RADAR NONSTOP - Instansi kepolisian paling rentan melakukan korupsi. Lalu pengadilan dan urusan pegawai negeri sipil.
Hal ini terungkap dari hasil survei yang dirilis oleh Lembaga Survei Indonesia (LSI) di Hotel Sari Pacific, Jakarta Pusat, Senin (24/9).
“Setidaknya ada tiga institusi yang harus bekerja ekstrakeras. Dari segi magnitude, kemungkinan mereka dimintai uang. Kalau dari segi magnitude yang pertama paling magnitude untuk dimintai uang adalah polisi; kedua, pengadilan; ketiga, urusan PNS. Itu tiga institusi yang potensial pemilih dimintai uang di luar biaya resmi," kata Peneliti Senior LSI Burhanuddin Muhtadi.
BERITA TERKAIT :Lembaga Survei Indonesia (LSI) merilis hasil survei soal tren persepsi publik tentang demokrasi, korupsi, dan intoleransi. Hasilnya, kepolisian, pengadilan, dan PNS memiliki indeks korupsi yang tinggi.
Dalam survei yang dilakukan LSI, sebanyak 10,7 persen responden pernah berurusan dengan polisi.

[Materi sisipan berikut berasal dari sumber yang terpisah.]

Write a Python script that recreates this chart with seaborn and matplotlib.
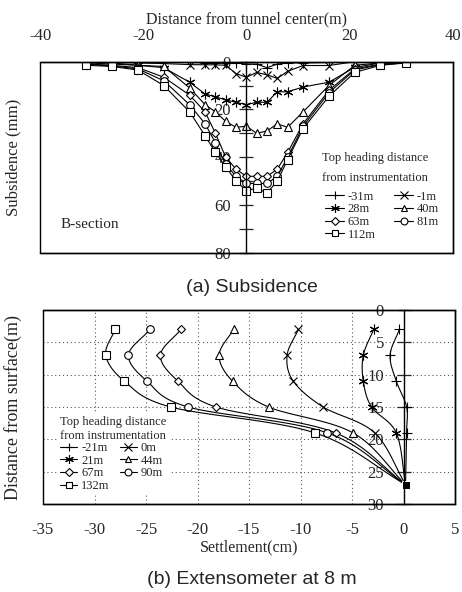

Dari jumlah tersebut, 33,7 persen pernah dimintai uang. Hasil survei menyebut 2,4 persen responden berurusan dengan pengadilan. Dari jumlah tersebut, 21,6 persen pernah dimintai uang. Sedangkan dalam pendaftaran PNS, ditemukan 3,5 persen responden pernah berurusan dengan instansi tersebut. Dari jumlah itu, 17 persen responden juga dimintai uang.
Alumni UIN Syarif Hidayatullah Ciputat ini mengatakan para responden mengaku kerap dimintai uang saat berhubungan dengan kepolisian. Angka responden yang menjawab kerap dimintai uang sebesar 11%.
"Lalu kemudian pernah nggak berurusan dengan polisi? Sebelas persen mengaku pernah dan dari 11 persen kemungkinan mereka dimintai uang oleh polisi jauh lebih tinggi ketimbang institusi yang saya sebutkan sebelumnya, yaitu 34 persen," kata Burhanuddin.
Survei ini dilakukan kepada warga Indonesia yang punya hak pilih pada pemilu, yakni yang sudah berusia 17 tahun atau lebih. Survei dilakukan pada Agustus 2018 dengan sampel 1.520 responden. Metode yang dipilih adalah multistage random sampling. Margin of error sebesar 2,6 persen pada tingkat kepercayaan 95 persen. Responden terpilih diwawancarai lewat tatap muka pewawancara. Satu pewawancara bertugas ke satu desa yang terdiri dari hanya 10 responden.
Pengambilan survei ini juga dilakukan dengan quality control terhadap hasil wawancara secara random sebesar 20 persen. Hasilnya, tidak ditemukan kesalahan.